Nürburgring Vintage Grand Prix: Classic Cars, Race Highlights

For gearheads of a certain age (please don’t call us old-timers), there’s a question to savor: which racetrack is the greatest in the world?

Memories come back easily. We remember favorite televised races, afternoons in the bleachers as V8 engines screamed by in a blue haze, and the rare, unforgettable moments behind the wheel on a fearsome circuit.

Some names roll off the tongue like poetry: Laguna Seca in California with its infamous corkscrew, Spa in Belgium where the weather can be as challenging as the layout, Monza in Italy with its blistering speeds, Silverstone in England where champions are crowned, and Le Mans in France, the ultimate endurance trial.

That list is only an introduction. The debate usually ends in the Rhineland forests of western Germany, on a course that stretches roughly 13 miles with about 187 corners and brutally fast straights. “The Green Hell,” as some call it, or automotive paradise to others — the Nürburgring.

This is a racetrack from another era, when every race felt like a life-or-death gamble. A mistake in the trees could hurl a driver into unforgiving forest, and because the Nordschleife is so long, help often took minutes to arrive. Around 200 competitors have died here and many more were seriously injured.

In the 1980s a shorter, safer circuit was created and the long Nordschleife was removed from top-level series, but that didn’t end its appeal. Racers and enthusiasts still come from around the world.

For those who want to drive the famous route, the track offers public sessions: individual laps are available for about $37, four laps for roughly $137, or 25 laps for around $710. You can take your own car or use one of the local rental services that specifically include the Nürburgring in their contracts.

If you prefer the thrill without the pressure, several “taxi” services will put you in the passenger seat with an experienced race driver — often in high-performance cars — with hot-lap prices starting near $341.

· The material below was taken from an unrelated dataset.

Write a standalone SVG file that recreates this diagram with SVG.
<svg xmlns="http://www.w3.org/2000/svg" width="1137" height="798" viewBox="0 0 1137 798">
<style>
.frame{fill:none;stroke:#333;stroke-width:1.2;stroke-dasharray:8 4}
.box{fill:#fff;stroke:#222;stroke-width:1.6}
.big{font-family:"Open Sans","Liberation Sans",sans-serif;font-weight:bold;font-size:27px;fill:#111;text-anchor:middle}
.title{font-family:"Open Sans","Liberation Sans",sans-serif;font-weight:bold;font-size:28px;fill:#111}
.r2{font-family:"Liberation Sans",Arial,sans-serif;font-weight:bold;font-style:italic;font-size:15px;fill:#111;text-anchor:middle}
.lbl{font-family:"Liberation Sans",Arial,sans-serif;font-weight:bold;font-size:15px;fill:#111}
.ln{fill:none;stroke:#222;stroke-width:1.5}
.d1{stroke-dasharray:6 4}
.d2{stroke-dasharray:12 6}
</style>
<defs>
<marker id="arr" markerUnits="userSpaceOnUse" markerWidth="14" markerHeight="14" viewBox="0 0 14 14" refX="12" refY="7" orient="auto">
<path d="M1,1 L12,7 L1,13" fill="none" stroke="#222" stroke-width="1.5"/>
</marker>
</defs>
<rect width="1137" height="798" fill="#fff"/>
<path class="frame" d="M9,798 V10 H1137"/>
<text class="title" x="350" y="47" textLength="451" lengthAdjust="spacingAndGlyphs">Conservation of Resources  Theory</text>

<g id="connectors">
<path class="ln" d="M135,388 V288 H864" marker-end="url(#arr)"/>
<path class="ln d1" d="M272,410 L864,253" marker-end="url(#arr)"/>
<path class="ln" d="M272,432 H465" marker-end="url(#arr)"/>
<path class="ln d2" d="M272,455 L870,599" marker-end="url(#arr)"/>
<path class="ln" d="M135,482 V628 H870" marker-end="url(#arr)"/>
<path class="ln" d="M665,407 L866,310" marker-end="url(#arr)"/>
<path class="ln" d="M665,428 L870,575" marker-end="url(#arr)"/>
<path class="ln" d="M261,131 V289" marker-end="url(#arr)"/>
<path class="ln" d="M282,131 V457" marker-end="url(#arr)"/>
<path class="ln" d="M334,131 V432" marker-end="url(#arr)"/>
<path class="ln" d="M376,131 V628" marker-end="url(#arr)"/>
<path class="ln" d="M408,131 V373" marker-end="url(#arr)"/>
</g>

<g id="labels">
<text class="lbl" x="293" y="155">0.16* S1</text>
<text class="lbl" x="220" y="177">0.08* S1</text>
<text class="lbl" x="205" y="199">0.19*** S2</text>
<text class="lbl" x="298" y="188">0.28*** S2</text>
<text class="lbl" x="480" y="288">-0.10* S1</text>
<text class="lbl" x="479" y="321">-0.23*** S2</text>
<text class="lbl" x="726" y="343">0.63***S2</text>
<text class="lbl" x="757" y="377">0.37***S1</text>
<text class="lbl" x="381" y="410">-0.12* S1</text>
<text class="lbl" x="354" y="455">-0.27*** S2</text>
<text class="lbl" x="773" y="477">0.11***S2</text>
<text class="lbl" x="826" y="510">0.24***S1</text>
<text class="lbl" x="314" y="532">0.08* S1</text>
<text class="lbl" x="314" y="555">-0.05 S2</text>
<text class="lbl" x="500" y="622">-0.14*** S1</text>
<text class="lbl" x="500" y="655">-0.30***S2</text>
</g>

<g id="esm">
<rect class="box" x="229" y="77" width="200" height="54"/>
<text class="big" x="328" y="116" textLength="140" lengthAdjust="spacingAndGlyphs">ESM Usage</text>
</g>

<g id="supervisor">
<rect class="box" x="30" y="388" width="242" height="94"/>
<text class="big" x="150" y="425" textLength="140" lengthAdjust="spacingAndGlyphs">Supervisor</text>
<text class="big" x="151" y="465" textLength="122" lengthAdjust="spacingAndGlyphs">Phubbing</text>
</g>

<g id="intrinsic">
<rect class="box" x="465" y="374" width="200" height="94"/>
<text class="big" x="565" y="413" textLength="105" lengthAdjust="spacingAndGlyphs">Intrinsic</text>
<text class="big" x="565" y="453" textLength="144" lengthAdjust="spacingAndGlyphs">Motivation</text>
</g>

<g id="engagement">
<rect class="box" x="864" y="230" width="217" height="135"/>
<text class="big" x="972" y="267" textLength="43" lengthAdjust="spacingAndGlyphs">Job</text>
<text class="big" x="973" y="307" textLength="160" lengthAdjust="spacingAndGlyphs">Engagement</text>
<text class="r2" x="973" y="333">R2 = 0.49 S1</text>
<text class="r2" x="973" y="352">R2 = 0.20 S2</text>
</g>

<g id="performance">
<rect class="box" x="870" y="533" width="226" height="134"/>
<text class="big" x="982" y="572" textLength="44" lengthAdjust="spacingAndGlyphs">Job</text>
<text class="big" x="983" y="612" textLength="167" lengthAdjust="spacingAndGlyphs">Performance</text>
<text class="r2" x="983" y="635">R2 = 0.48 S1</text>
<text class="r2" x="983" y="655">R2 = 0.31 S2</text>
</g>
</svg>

When gearheads discuss cars and circuits there’s an undercurrent of nostalgia. The older machines sounded louder, felt more dramatic, and tracks once demanded more from both man and machine. The yearning to turn back time is strong.

In effect, for three days each summer that yearning becomes real. From Aug. 8–10, the sights and sounds of a glorious past are revived at the Nürburgring as more than 500 drivers compete in cars spanning seven decades. The Oldtimer Grand Prix is an unapologetic celebration of racing’s pioneering years — before modern safety regimes and emission rules reshaped the sport.

On race day, 1920s Bugattis sit alongside 1930s Chryslers and Alfa Romeos, while Ferraris and Jaguars from the 1960s charge toward the first corner. Classic Formula 1 machines roar back to life, their engines and chassis reminding spectators what racing once felt like.

Why does that spectacle move grown men to tears? It isn’t mere nostalgia. When these historic cars line up and rev, there’s a deeper message. Whether we’re behind the wheel or watching from the grandstands, there’s a sense of shared purpose between drivers and machines.

We may be called old-timers, but at the Nürburgring, as the engines scream and the old machines carve through the trees, it feels possible once more to believe in a long, thrilling road ahead.